[AVAILABLE DATA]
◆ ◆ ◆

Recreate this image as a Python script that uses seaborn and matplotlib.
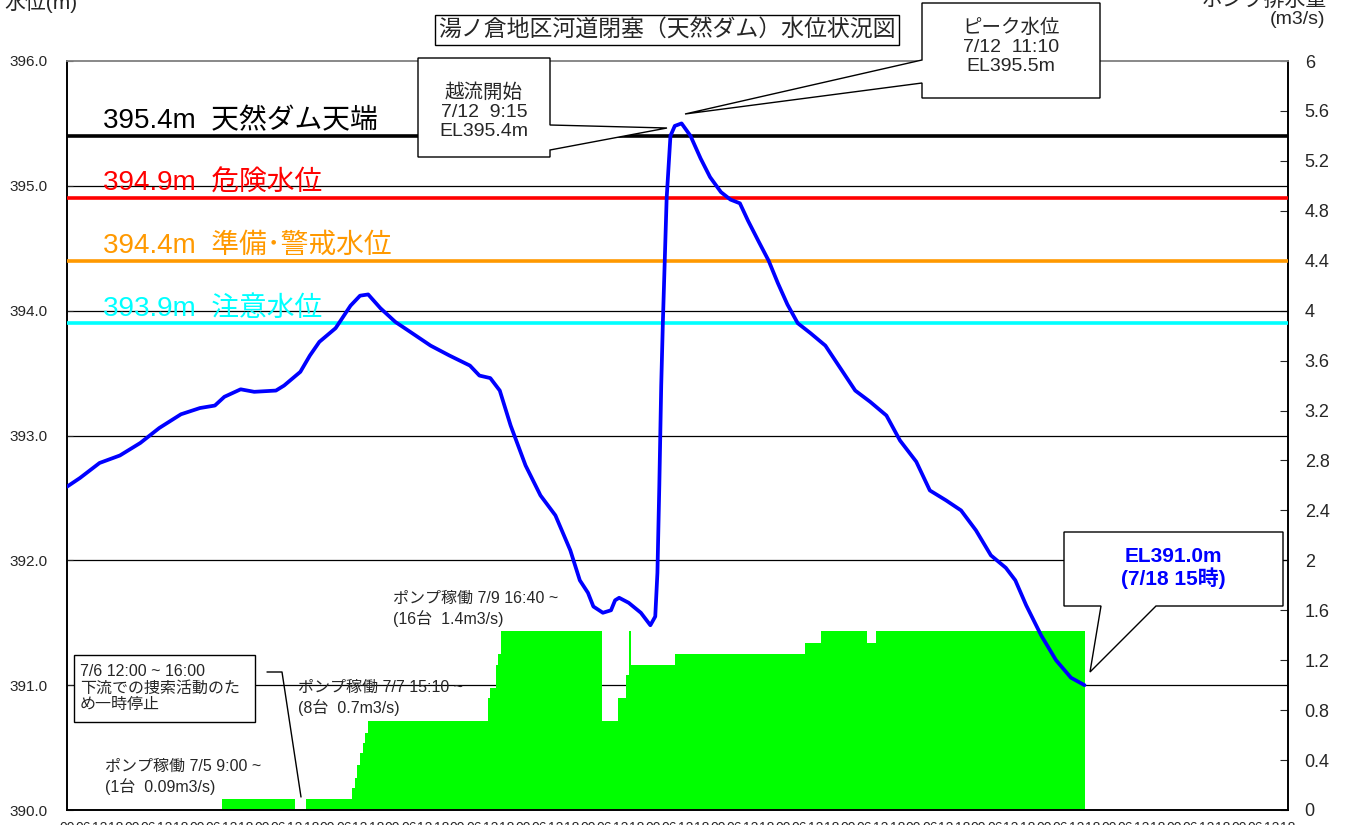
import matplotlib.pyplot as plt
import numpy as np
import pandas as pd
import seaborn as sns
from matplotlib.lines import Line2D
from matplotlib.patches import Polygon
from matplotlib.ticker import FuncFormatter, MultipleLocator

# hours since 7/3 0:00
hours = [0, 4.8, 12, 19.5, 27, 34, 42, 49, 54.5, 58, 64, 69, 77, 80, 86, 89.5, 93, 99,
         104.5, 108, 111, 115.5, 121, 126.5, 134, 141, 148.5, 152, 156, 159.5, 163.5,
         169, 174.5, 180, 185.5, 189, 192, 194, 197.5, 200.5, 202, 203.5, 207, 211.5,
         215, 216.8, 217.6, 218.3, 219, 219.6, 220.3, 221, 222.4, 224, 226.5, 229.8,
         233.5, 237, 241, 244.5, 248, 251, 255, 258.6, 262, 265.5, 269.3, 274, 279.5,
         285, 290.5, 296, 302, 307, 313, 318, 324, 329.5, 335, 340.5, 346, 349.5,
         353.5, 359, 364.5, 370, 375]
levels = [392.59, 392.66, 392.78, 392.84, 392.94, 393.06, 393.17, 393.22, 393.24,
          393.31, 393.37, 393.35, 393.36, 393.40, 393.51, 393.64, 393.75, 393.86,
          394.04, 394.12, 394.13, 394.02, 393.91, 393.83, 393.72, 393.64, 393.56,
          393.48, 393.46, 393.36, 393.08, 392.76, 392.52, 392.36, 392.08, 391.84,
          391.74, 391.63, 391.58, 391.60, 391.68, 391.70, 391.66, 391.58, 391.48,
          391.55, 391.90, 392.60, 393.40, 393.90, 394.40, 394.90, 395.40, 395.48,
          395.50, 395.40, 395.22, 395.07, 394.95, 394.89, 394.86, 394.72, 394.55,
          394.40, 394.22, 394.05, 393.90, 393.82, 393.72, 393.54, 393.36, 393.27,
          393.16, 392.96, 392.79, 392.56, 392.48, 392.40, 392.24, 392.04, 391.94,
          391.84, 391.64, 391.40, 391.20, 391.06, 391.00]

pump_start = [57, 84, 88, 105, 106, 107, 108, 109, 110, 111, 155, 156, 158, 159, 160,
              197, 203, 206, 207, 208, 224, 272, 278, 295, 298]
pump_rate = [0.09, 0, 0.09, 0.18, 0.26, 0.36, 0.46, 0.54, 0.62, 0.71, 0.90, 0.98, 1.16,
             1.25, 1.43, 0.71, 0.90, 1.08, 1.43, 1.16, 1.25, 1.34, 1.43, 1.34, 1.43]
pump_end = 375

threshold_levels = [395.4, 394.9, 394.4, 393.9]
threshold_names = ["天然ダム天端", "危険水位", "準備･警戒水位", "注意水位"]
threshold_colors = ["#000000", "#FF0000", "#FF9900", "#00FFFF"]

level_ticks = [390.0, 391.0, 392.0, 393.0, 394.0, 395.0, 396.0]
flow_ticks = [0, 0.4, 0.8, 1.2, 1.6, 2, 2.4, 2.8, 3.2, 3.6, 4, 4.4, 4.8, 5.2, 5.6, 6]

sns.set_style("white")
plt.rcParams["font.family"] = ["Liberation Sans", "Noto Sans CJK JP", "DejaVu Sans"]

W, H = 1350, 825


def fx(px):
    return px / W


def fy(py):
    return 1 - py / H


fig = plt.figure(figsize=(13.5, 8.25), dpi=100)
ax = fig.add_axes([fx(67), fy(810), (1288 - 67) / W, (810 - 61) / H])
ax2 = ax.twinx()
ax.set_zorder(ax2.get_zorder() + 1)
ax.patch.set_visible(False)

# pump discharge bars (right axis)
widths = np.diff(pump_start + [pump_end])
ax2.bar(pump_start, pump_rate, width=widths, align="edge", color="#00FF00",
        linewidth=0, zorder=2)
for v in level_ticks[1:-1]:
    ax2.axhline(v - level_ticks[0], color="black", lw=0.9, zorder=1)
ax2.set_ylim(flow_ticks[0], flow_ticks[-1])
ax2.set_yticks(flow_ticks)
ax2.set_yticklabels([f"{v:g}" for v in flow_ticks])
ax2.tick_params(axis="y", direction="in", length=6, labelsize=13, pad=12)

# thresholds
for lv, name, c in zip(threshold_levels, threshold_names, threshold_colors):
    ax.axhline(lv, color=c, lw=2.6, zorder=3)
    ax.text(13.3, lv + 0.06, f"{lv:.1f}m  {name}", color=c, fontsize=20,
            va="baseline", zorder=2)

# water level
df = pd.DataFrame({"hour": hours, "level": levels})
sns.lineplot(data=df, x="hour", y="level", ax=ax, color="#0000FF", linewidth=2.7,
             zorder=5, solid_joinstyle="round")

ax.set_xlim(0, 450)
ax.set_ylim(level_ticks[0], level_ticks[-1])
ax.set_xlabel("")
ax.set_ylabel("")
ax.set_yticks(level_ticks)
ax.yaxis.set_major_formatter(FuncFormatter(lambda v, p: f"{v:.1f}"))
ax.tick_params(axis="y", direction="in", length=4, labelsize=11, pad=14)
ax.xaxis.set_major_locator(MultipleLocator(6))
ax.xaxis.set_minor_locator(MultipleLocator(1))
ax.xaxis.set_major_formatter(FuncFormatter(lambda v, p: f"{int(v) % 24:02d}"))
ax.tick_params(axis="x", which="both", direction="in", length=4, width=0.8,
               labelsize=10, pad=8)

for a in (ax, ax2):
    for s in a.spines.values():
        s.set_color("black")
        s.set_linewidth(1.2)
    a.spines["top"].set_color("#888888")

# axis titles (partly cut at the top edge)
fig.text(fx(4), fy(2), "水位(m)", fontsize=15, va="center")
fig.text(fx(1327), fy(0), "ポンプ排水量", fontsize=15, va="center", ha="right")
fig.text(fx(1325), fy(19), "(m3/s)", fontsize=14, va="center", ha="right")

# title
fig.text(fx(667), fy(30), "湯ノ倉地区河道閉塞（天然ダム）水位状況図", fontsize=16.5,
         ha="center", va="center",
         bbox=dict(boxstyle="square,pad=0.15", fc="white", ec="black", lw=1))


def callout(points):
    pts = [(fx(x), fy(y)) for x, y in points]
    fig.add_artist(Polygon(pts, closed=True, transform=fig.transFigure, fc="white",
                           ec="black", lw=1.0, zorder=6))


callout([(418, 58), (550, 58), (550, 125), (667, 128), (550, 150), (550, 157), (418, 157)])
fig.text(fx(484), fy(112), "越流開始\n7/12  9:15\nEL395.4m", fontsize=14, ha="center",
         va="center", linespacing=1.15, zorder=7)

callout([(922, 3), (1100, 3), (1100, 98), (922, 98), (922, 83), (685, 114), (922, 60)])
fig.text(fx(1011), fy(47), "ピーク水位\n7/12  11:10\nEL395.5m", fontsize=14,
         ha="center", va="center", linespacing=1.15, zorder=7)

callout([(1064, 532), (1283, 532), (1283, 606), (1156, 606), (1090, 672), (1101, 606),
         (1064, 606)])
fig.text(fx(1173), fy(568), "EL391.0m\n(7/18 15時)", fontsize=15, fontweight="bold",
         color="#0000FF", ha="center", va="center", linespacing=1.1, zorder=7)

callout([(74, 655), (255, 655), (255, 722), (74, 722)])
fig.text(fx(80), fy(688), "7/6 12:00 ~ 16:00\n下流での捜索活動のた\nめ一時停止", fontsize=11.5,
         ha="left", va="center", linespacing=1.15, zorder=7)
fig.add_artist(Line2D([fx(267), fx(282), fx(301)], [fy(672), fy(672), fy(797)],
                      color="black", lw=1, transform=fig.transFigure, zorder=6))

fig.text(fx(105), fy(777), "ポンプ稼働 7/5 9:00 ~\n(1台  0.09m3/s)", fontsize=11.5,
         va="center", linespacing=1.3, zorder=7)
fig.text(fx(298), fy(698), "ポンプ稼働 7/7 15:10 ~\n(8台  0.7m3/s)", fontsize=11.5,
         va="center", linespacing=1.3, zorder=7)
fig.text(fx(393), fy(609), "ポンプ稼働 7/9 16:40 ~\n(16台  1.4m3/s)", fontsize=11.5,
         va="center", linespacing=1.3, zorder=7)

fig.savefig("out.png", dpi=100)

◆ ◆ ◆

[WRITTEN REQUEST] Skip the pictures, please, and transcribe only the lines from the beginning of the material through the one that contains "from matplotlib.ticker import".

[RESPONSE]
Recreate this image as a Python script that uses seaborn and matplotlib.
import matplotlib.pyplot as plt
import numpy as np
import pandas as pd
import seaborn as sns
from matplotlib.lines import Line2D
from matplotlib.patches import Polygon
from matplotlib.ticker import FuncFormatter, MultipleLocator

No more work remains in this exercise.